## Task to carry out
With the images removed, repeat the data below exactly.

## Dataset content
(begin)
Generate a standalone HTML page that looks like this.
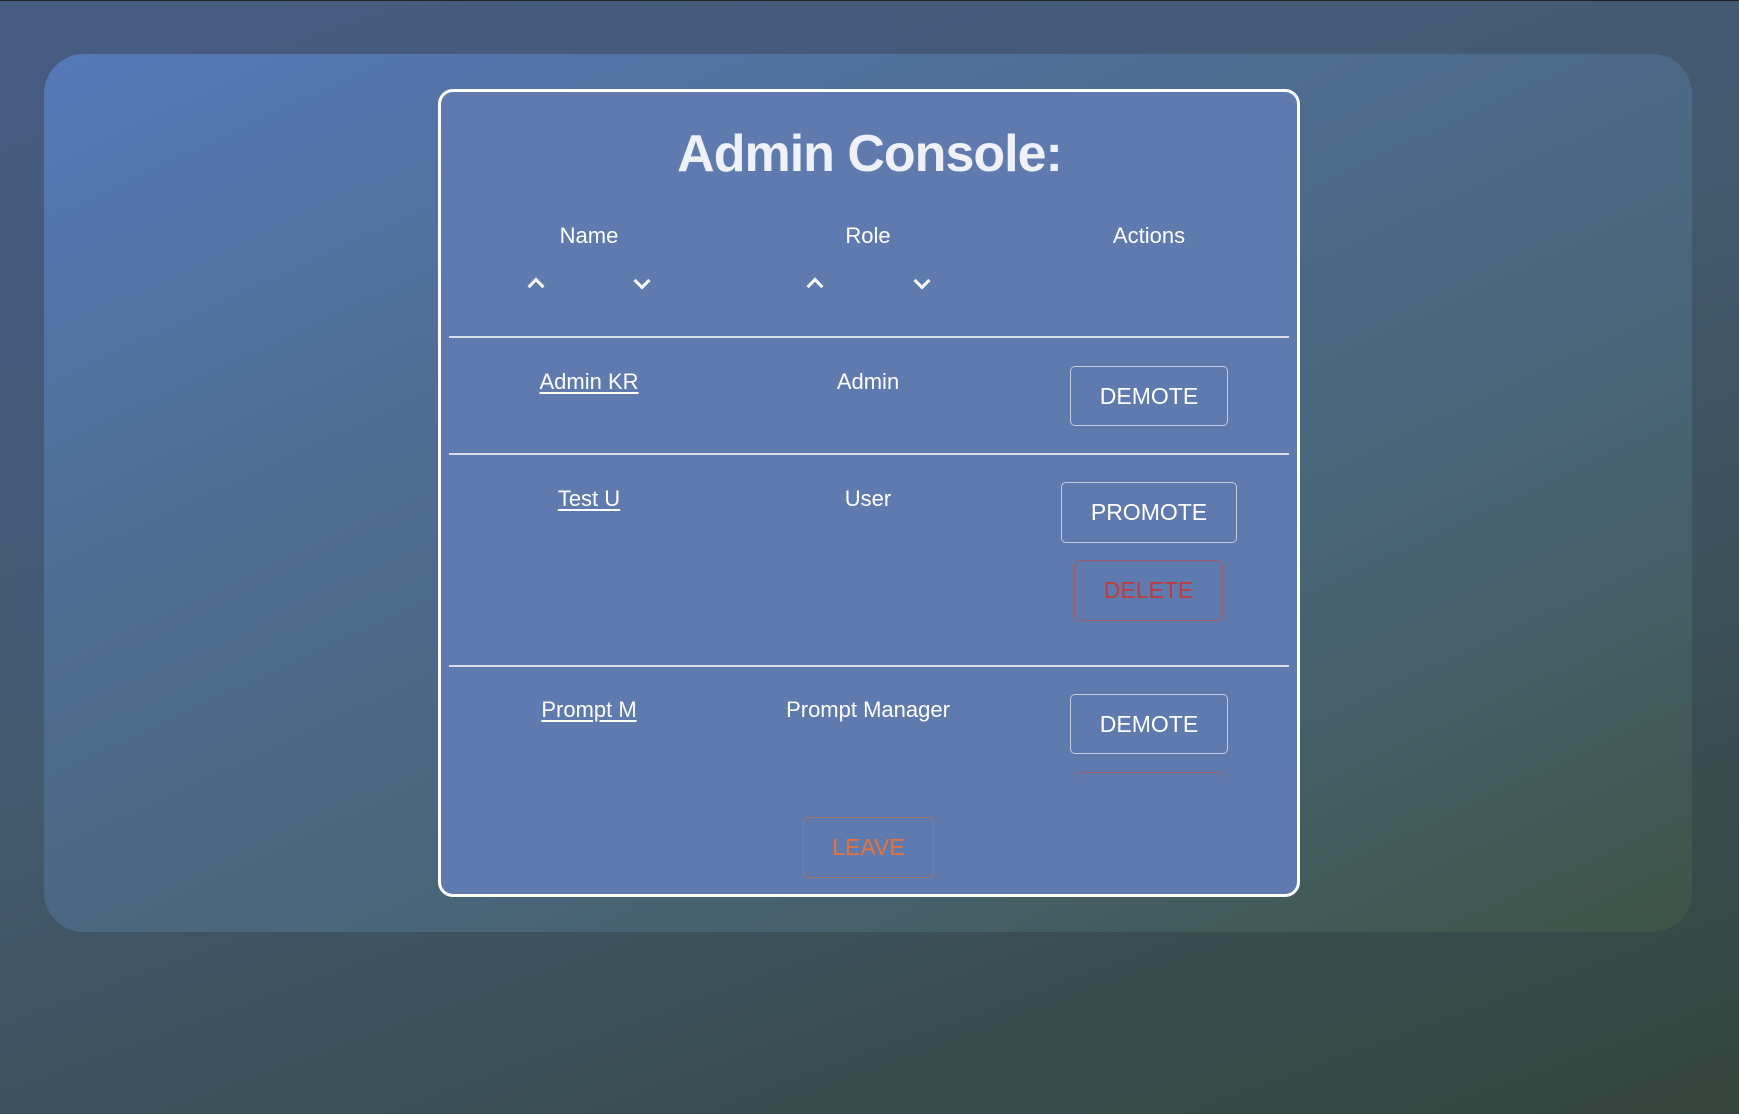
<!DOCTYPE html>
<html><head><meta charset="utf-8"><style>
*{margin:0;padding:0;box-sizing:border-box}
html,body{width:1739px;height:1114px;overflow:hidden}
body{background:linear-gradient(160deg,#465b82 0%,#435a70 45%,#33453c 100%);font-family:"Liberation Sans",sans-serif;color:#fff;position:relative}
.topline{position:absolute;left:0;top:0;width:1739px;height:1px;background:#222}
.outer{position:absolute;left:44px;top:54px;width:1648px;height:878px;border-radius:40px;background:linear-gradient(155deg,#5579b9 0%,#4e6c90 35%,#486578 65%,#3e5447 100%)}
.card{position:absolute;left:438px;top:89px;width:862px;height:808px;border:3px solid #fff;border-radius:15px;background:#5e7aaf;overflow:hidden}
.t{position:absolute;transform:translate(-50%,-50%);white-space:nowrap;font-size:22px}
h1{position:absolute;left:0;width:100%;top:124px;text-align:center;font-size:52px;font-weight:bold;color:#eef1f8;letter-spacing:-1px}
.line{position:absolute;left:449px;width:840px;height:2px;background:#d8dde8}
.btn{position:absolute;border:1.5px solid #c3cde0;border-radius:5px;display:flex;align-items:center;justify-content:center;font-size:23px}
u{text-underline-offset:3px}
.chev{position:absolute;width:12px;height:12px;border-left:3px solid #fff;border-top:3px solid #fff}
</style></head><body>
<div class="topline"></div>
<div class="outer"></div>
<div class="card"></div>
<h1>Admin Console:</h1>
<div class="t" style="left:589px;top:236px">Name</div>
<div class="t" style="left:868px;top:236px">Role</div>
<div class="t" style="left:1149px;top:236px">Actions</div>
<div class="chev" style="left:530px;top:280px;transform:rotate(45deg)"></div>
<div class="chev" style="left:636px;top:275px;transform:rotate(225deg)"></div>
<div class="chev" style="left:809px;top:280px;transform:rotate(45deg)"></div>
<div class="chev" style="left:916px;top:275px;transform:rotate(225deg)"></div>
<div class="line" style="top:336px"></div>
<div class="t" style="left:589px;top:382px"><u>Admin KR</u></div>
<div class="t" style="left:868px;top:382px">Admin</div>
<div class="btn" style="left:1070px;top:366px;width:158px;height:60px">DEMOTE</div>
<div class="line" style="top:453px"></div>
<div class="t" style="left:589px;top:499px"><u>Test U</u></div>
<div class="t" style="left:868px;top:499px">User</div>
<div class="btn" style="left:1061px;top:482px;width:176px;height:61px">PROMOTE</div>
<div class="btn" style="left:1074px;top:560px;width:149px;height:61px;border-color:#a05a6a;color:#c0393b">DELETE</div>
<div class="line" style="top:665px"></div>
<div class="t" style="left:589px;top:710px"><u>Prompt M</u></div>
<div class="t" style="left:868px;top:710px">Prompt Manager</div>
<div class="btn" style="left:1070px;top:694px;width:158px;height:60px">DEMOTE</div>
<div style="position:absolute;left:1074px;top:772px;width:149px;height:5px;border:1.5px solid #a05a6a;border-bottom:none;border-radius:5px 5px 0 0"></div>
<div class="btn" style="left:803px;top:817px;width:131px;height:61px;border-color:#a3766a;color:#e8733a">LEAVE</div>
</body></html>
(end)
## Solution to the problem
Generate a standalone HTML page that looks like this.
<!DOCTYPE html>
<html><head><meta charset="utf-8"><style>
*{margin:0;padding:0;box-sizing:border-box}
html,body{width:1739px;height:1114px;overflow:hidden}
body{background:linear-gradient(160deg,#465b82 0%,#435a70 45%,#33453c 100%);font-family:"Liberation Sans",sans-serif;color:#fff;position:relative}
.topline{position:absolute;left:0;top:0;width:1739px;height:1px;background:#222}
.outer{position:absolute;left:44px;top:54px;width:1648px;height:878px;border-radius:40px;background:linear-gradient(155deg,#5579b9 0%,#4e6c90 35%,#486578 65%,#3e5447 100%)}
.card{position:absolute;left:438px;top:89px;width:862px;height:808px;border:3px solid #fff;border-radius:15px;background:#5e7aaf;overflow:hidden}
.t{position:absolute;transform:translate(-50%,-50%);white-space:nowrap;font-size:22px}
h1{position:absolute;left:0;width:100%;top:124px;text-align:center;font-size:52px;font-weight:bold;color:#eef1f8;letter-spacing:-1px}
.line{position:absolute;left:449px;width:840px;height:2px;background:#d8dde8}
.btn{position:absolute;border:1.5px solid #c3cde0;border-radius:5px;display:flex;align-items:center;justify-content:center;font-size:23px}
u{text-underline-offset:3px}
.chev{position:absolute;width:12px;height:12px;border-left:3px solid #fff;border-top:3px solid #fff}
</style></head><body>
<div class="topline"></div>
<div class="outer"></div>
<div class="card"></div>
<h1>Admin Console:</h1>
<div class="t" style="left:589px;top:236px">Name</div>
<div class="t" style="left:868px;top:236px">Role</div>
<div class="t" style="left:1149px;top:236px">Actions</div>
<div class="chev" style="left:530px;top:280px;transform:rotate(45deg)"></div>
<div class="chev" style="left:636px;top:275px;transform:rotate(225deg)"></div>
<div class="chev" style="left:809px;top:280px;transform:rotate(45deg)"></div>
<div class="chev" style="left:916px;top:275px;transform:rotate(225deg)"></div>
<div class="line" style="top:336px"></div>
<div class="t" style="left:589px;top:382px"><u>Admin KR</u></div>
<div class="t" style="left:868px;top:382px">Admin</div>
<div class="btn" style="left:1070px;top:366px;width:158px;height:60px">DEMOTE</div>
<div class="line" style="top:453px"></div>
<div class="t" style="left:589px;top:499px"><u>Test U</u></div>
<div class="t" style="left:868px;top:499px">User</div>
<div class="btn" style="left:1061px;top:482px;width:176px;height:61px">PROMOTE</div>
<div class="btn" style="left:1074px;top:560px;width:149px;height:61px;border-color:#a05a6a;color:#c0393b">DELETE</div>
<div class="line" style="top:665px"></div>
<div class="t" style="left:589px;top:710px"><u>Prompt M</u></div>
<div class="t" style="left:868px;top:710px">Prompt Manager</div>
<div class="btn" style="left:1070px;top:694px;width:158px;height:60px">DEMOTE</div>
<div style="position:absolute;left:1074px;top:772px;width:149px;height:5px;border:1.5px solid #a05a6a;border-bottom:none;border-radius:5px 5px 0 0"></div>
<div class="btn" style="left:803px;top:817px;width:131px;height:61px;border-color:#a3766a;color:#e8733a">LEAVE</div>
</body></html>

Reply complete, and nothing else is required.